● Written instruction:
Write out all the entries word for word, but skip any images.
>> begin
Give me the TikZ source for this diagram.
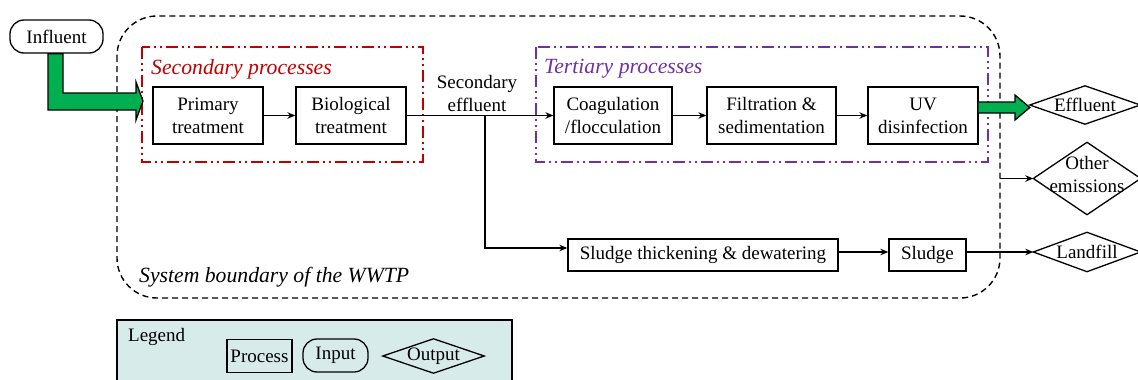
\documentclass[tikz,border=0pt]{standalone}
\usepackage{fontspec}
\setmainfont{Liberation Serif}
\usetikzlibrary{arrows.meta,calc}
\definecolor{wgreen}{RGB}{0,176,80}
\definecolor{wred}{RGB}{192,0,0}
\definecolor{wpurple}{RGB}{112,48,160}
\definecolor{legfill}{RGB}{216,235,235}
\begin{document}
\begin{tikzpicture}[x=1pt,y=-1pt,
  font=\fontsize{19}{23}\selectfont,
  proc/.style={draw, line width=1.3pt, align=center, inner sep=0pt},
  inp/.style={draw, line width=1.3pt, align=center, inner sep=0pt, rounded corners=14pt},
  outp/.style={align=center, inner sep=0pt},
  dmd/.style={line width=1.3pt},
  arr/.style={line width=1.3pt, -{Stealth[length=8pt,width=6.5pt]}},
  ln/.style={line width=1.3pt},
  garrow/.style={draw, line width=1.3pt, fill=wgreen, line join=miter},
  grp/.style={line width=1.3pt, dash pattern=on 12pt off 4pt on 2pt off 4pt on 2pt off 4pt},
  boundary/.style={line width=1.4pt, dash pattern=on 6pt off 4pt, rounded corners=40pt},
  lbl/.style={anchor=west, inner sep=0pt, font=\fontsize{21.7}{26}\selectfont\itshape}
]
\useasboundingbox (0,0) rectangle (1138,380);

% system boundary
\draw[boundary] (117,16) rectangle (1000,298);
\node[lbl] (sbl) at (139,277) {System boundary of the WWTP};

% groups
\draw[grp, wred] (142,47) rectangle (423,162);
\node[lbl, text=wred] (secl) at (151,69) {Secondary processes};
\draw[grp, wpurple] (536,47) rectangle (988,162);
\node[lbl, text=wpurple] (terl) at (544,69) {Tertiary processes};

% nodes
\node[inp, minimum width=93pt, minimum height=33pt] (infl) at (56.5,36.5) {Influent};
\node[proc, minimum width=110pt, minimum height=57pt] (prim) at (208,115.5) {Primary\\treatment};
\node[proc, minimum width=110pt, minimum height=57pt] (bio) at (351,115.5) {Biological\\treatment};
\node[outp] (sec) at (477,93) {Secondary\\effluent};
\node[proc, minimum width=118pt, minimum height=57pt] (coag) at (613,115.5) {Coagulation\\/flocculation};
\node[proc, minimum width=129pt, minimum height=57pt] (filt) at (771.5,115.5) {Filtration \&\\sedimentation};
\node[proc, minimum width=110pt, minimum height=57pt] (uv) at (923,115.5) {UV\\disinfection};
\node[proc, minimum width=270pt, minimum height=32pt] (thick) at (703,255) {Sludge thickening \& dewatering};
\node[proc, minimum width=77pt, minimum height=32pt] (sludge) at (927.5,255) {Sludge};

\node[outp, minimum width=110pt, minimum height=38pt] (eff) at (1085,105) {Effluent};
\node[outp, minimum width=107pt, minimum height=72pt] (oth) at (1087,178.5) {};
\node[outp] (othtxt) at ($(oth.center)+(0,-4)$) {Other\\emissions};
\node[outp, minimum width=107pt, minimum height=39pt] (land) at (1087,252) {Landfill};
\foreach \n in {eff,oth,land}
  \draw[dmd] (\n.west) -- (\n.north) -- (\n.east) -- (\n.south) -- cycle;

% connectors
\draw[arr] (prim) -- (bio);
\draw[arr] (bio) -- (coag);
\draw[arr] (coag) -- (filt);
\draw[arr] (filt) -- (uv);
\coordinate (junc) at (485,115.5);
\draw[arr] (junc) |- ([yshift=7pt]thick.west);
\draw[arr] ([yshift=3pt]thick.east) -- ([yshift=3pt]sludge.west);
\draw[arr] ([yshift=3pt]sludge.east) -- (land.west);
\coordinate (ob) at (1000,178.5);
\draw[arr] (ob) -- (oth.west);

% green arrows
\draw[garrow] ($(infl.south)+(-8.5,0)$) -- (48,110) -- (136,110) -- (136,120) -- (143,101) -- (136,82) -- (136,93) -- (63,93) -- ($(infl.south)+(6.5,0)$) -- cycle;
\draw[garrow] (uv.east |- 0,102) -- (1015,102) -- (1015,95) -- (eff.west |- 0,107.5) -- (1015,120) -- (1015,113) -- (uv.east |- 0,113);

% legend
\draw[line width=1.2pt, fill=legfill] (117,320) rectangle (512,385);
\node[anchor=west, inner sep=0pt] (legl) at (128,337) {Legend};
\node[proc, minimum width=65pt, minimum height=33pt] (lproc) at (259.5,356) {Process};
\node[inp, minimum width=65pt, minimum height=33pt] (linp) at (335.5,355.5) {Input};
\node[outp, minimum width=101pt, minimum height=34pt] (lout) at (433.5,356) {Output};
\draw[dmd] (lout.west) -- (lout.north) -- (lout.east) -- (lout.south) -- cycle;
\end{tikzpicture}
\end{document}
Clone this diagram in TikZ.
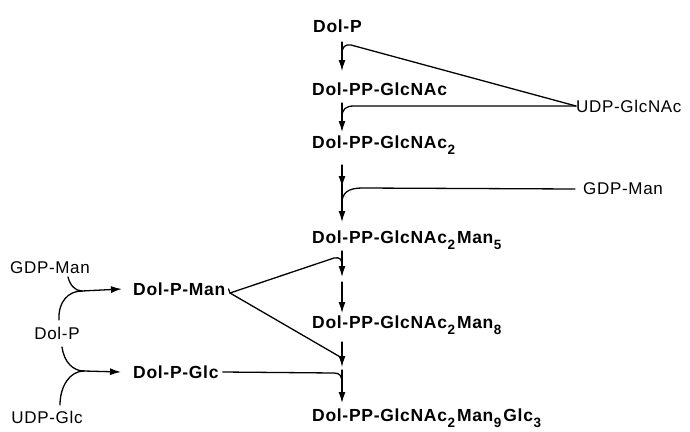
>> end
● Correct output:
Give me the TikZ source for this diagram.
\documentclass[tikz,border=0pt]{standalone}
\usepackage{fontspec}
\setmainfont{Liberation Serif}
\usetikzlibrary{arrows.meta,calc}
\definecolor{wgreen}{RGB}{0,176,80}
\definecolor{wred}{RGB}{192,0,0}
\definecolor{wpurple}{RGB}{112,48,160}
\definecolor{legfill}{RGB}{216,235,235}
\begin{document}
\begin{tikzpicture}[x=1pt,y=-1pt,
  font=\fontsize{19}{23}\selectfont,
  proc/.style={draw, line width=1.3pt, align=center, inner sep=0pt},
  inp/.style={draw, line width=1.3pt, align=center, inner sep=0pt, rounded corners=14pt},
  outp/.style={align=center, inner sep=0pt},
  dmd/.style={line width=1.3pt},
  arr/.style={line width=1.3pt, -{Stealth[length=8pt,width=6.5pt]}},
  ln/.style={line width=1.3pt},
  garrow/.style={draw, line width=1.3pt, fill=wgreen, line join=miter},
  grp/.style={line width=1.3pt, dash pattern=on 12pt off 4pt on 2pt off 4pt on 2pt off 4pt},
  boundary/.style={line width=1.4pt, dash pattern=on 6pt off 4pt, rounded corners=40pt},
  lbl/.style={anchor=west, inner sep=0pt, font=\fontsize{21.7}{26}\selectfont\itshape}
]
\useasboundingbox (0,0) rectangle (1138,380);

% system boundary
\draw[boundary] (117,16) rectangle (1000,298);
\node[lbl] (sbl) at (139,277) {System boundary of the WWTP};

% groups
\draw[grp, wred] (142,47) rectangle (423,162);
\node[lbl, text=wred] (secl) at (151,69) {Secondary processes};
\draw[grp, wpurple] (536,47) rectangle (988,162);
\node[lbl, text=wpurple] (terl) at (544,69) {Tertiary processes};

% nodes
\node[inp, minimum width=93pt, minimum height=33pt] (infl) at (56.5,36.5) {Influent};
\node[proc, minimum width=110pt, minimum height=57pt] (prim) at (208,115.5) {Primary\\treatment};
\node[proc, minimum width=110pt, minimum height=57pt] (bio) at (351,115.5) {Biological\\treatment};
\node[outp] (sec) at (477,93) {Secondary\\effluent};
\node[proc, minimum width=118pt, minimum height=57pt] (coag) at (613,115.5) {Coagulation\\/flocculation};
\node[proc, minimum width=129pt, minimum height=57pt] (filt) at (771.5,115.5) {Filtration \&\\sedimentation};
\node[proc, minimum width=110pt, minimum height=57pt] (uv) at (923,115.5) {UV\\disinfection};
\node[proc, minimum width=270pt, minimum height=32pt] (thick) at (703,255) {Sludge thickening \& dewatering};
\node[proc, minimum width=77pt, minimum height=32pt] (sludge) at (927.5,255) {Sludge};

\node[outp, minimum width=110pt, minimum height=38pt] (eff) at (1085,105) {Effluent};
\node[outp, minimum width=107pt, minimum height=72pt] (oth) at (1087,178.5) {};
\node[outp] (othtxt) at ($(oth.center)+(0,-4)$) {Other\\emissions};
\node[outp, minimum width=107pt, minimum height=39pt] (land) at (1087,252) {Landfill};
\foreach \n in {eff,oth,land}
  \draw[dmd] (\n.west) -- (\n.north) -- (\n.east) -- (\n.south) -- cycle;

% connectors
\draw[arr] (prim) -- (bio);
\draw[arr] (bio) -- (coag);
\draw[arr] (coag) -- (filt);
\draw[arr] (filt) -- (uv);
\coordinate (junc) at (485,115.5);
\draw[arr] (junc) |- ([yshift=7pt]thick.west);
\draw[arr] ([yshift=3pt]thick.east) -- ([yshift=3pt]sludge.west);
\draw[arr] ([yshift=3pt]sludge.east) -- (land.west);
\coordinate (ob) at (1000,178.5);
\draw[arr] (ob) -- (oth.west);

% green arrows
\draw[garrow] ($(infl.south)+(-8.5,0)$) -- (48,110) -- (136,110) -- (136,120) -- (143,101) -- (136,82) -- (136,93) -- (63,93) -- ($(infl.south)+(6.5,0)$) -- cycle;
\draw[garrow] (uv.east |- 0,102) -- (1015,102) -- (1015,95) -- (eff.west |- 0,107.5) -- (1015,120) -- (1015,113) -- (uv.east |- 0,113);

% legend
\draw[line width=1.2pt, fill=legfill] (117,320) rectangle (512,385);
\node[anchor=west, inner sep=0pt] (legl) at (128,337) {Legend};
\node[proc, minimum width=65pt, minimum height=33pt] (lproc) at (259.5,356) {Process};
\node[inp, minimum width=65pt, minimum height=33pt] (linp) at (335.5,355.5) {Input};
\node[outp, minimum width=101pt, minimum height=34pt] (lout) at (433.5,356) {Output};
\draw[dmd] (lout.west) -- (lout.north) -- (lout.east) -- (lout.south) -- cycle;
\end{tikzpicture}
\end{document}
Clone this diagram in TikZ.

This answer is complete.